JS Yes, deregulation just occurred in Texas, and we became the 50th state to allow production breweries to sell beer to go. Jester King has been able to sell beer to go for years because we’re licensed as a brewpub, but now, for instance, our friends at Live Oak Brewing Company will finally be able to sell up to one case per day per customer, to go. Interestingly, if we were to switch our license to a production facility, we could still sell beer to go (which we need to as it’s a big percentage of our revenue), and we could also make wine and cider as well as beer under the same license. So we’re going to begin experimenting with making wine with grapes from the 2020 harvest with the potential to release wine under the Jester King brand in 2021.

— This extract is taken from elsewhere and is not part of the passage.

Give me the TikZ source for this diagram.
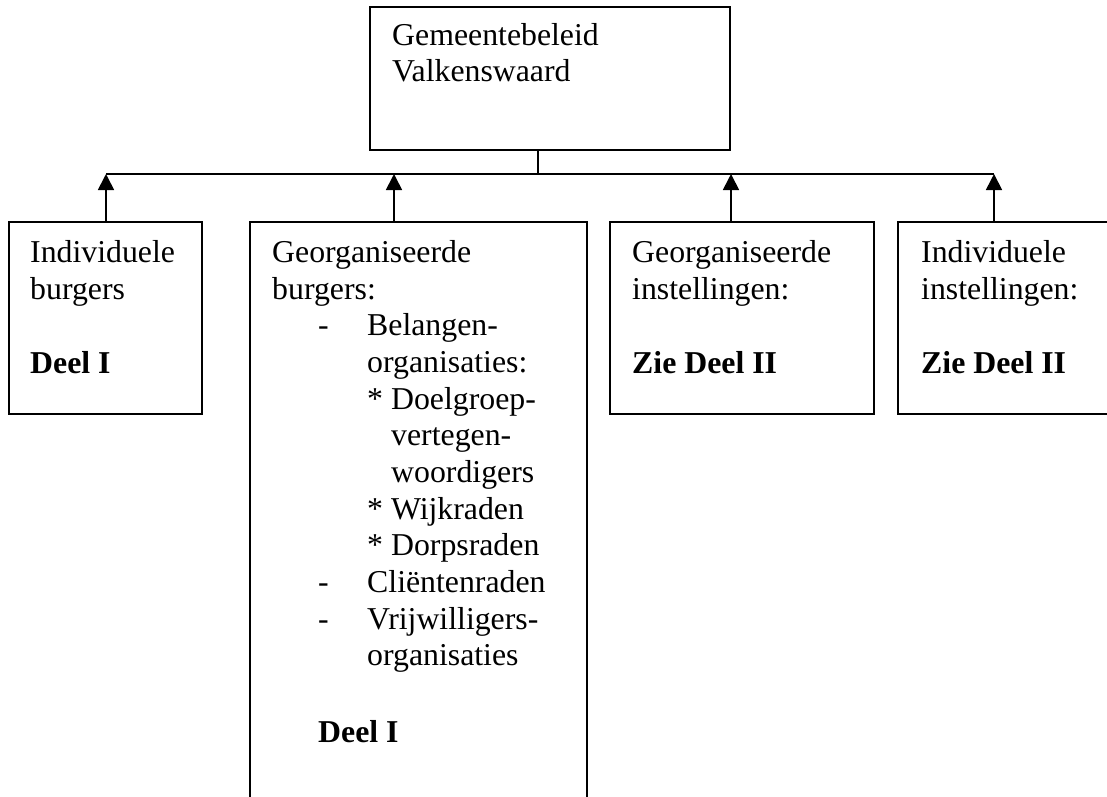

There’s going to be a legal casualty to this ability to make beer and wine together—we will lose our ability to buy and sell guest beer, which we’ve always prided ourselves on. If you look back through our blog, you’ll find a myriad of posts championing breweries such as Jolly Pumpkin, Brasserie de La Senne, The Rare Barrel, and Fonta Flora Brewery. We celebrate all of these breweries and sell a thoughtfully curated list of these breweries’ beers. But being out in the outskirts of Austin, near the bedroom community of Dripping Springs, we get a surprising number of light-beer drinkers or macro-lager drinkers. It hasn’t been a hard sell to get them to try a Live Oak Pilz or something like that, whereas convincing them to order a mixed-culture fermentation beer has been more challenging. But within the next 12 months, we’ll lose our legal right to sell guest beer because we’ve cast the die that it’s more important to us to be able to make wine (and probably cider and mead as well). So we’re planning to brew our own simple pale lagers, just for on-site consumption. The decision is part business, to fill that gap left by losing these guest beers. But also, our brewers are pretty excited to brew some pure-culture fermentations, which is something we haven’t done since 2012.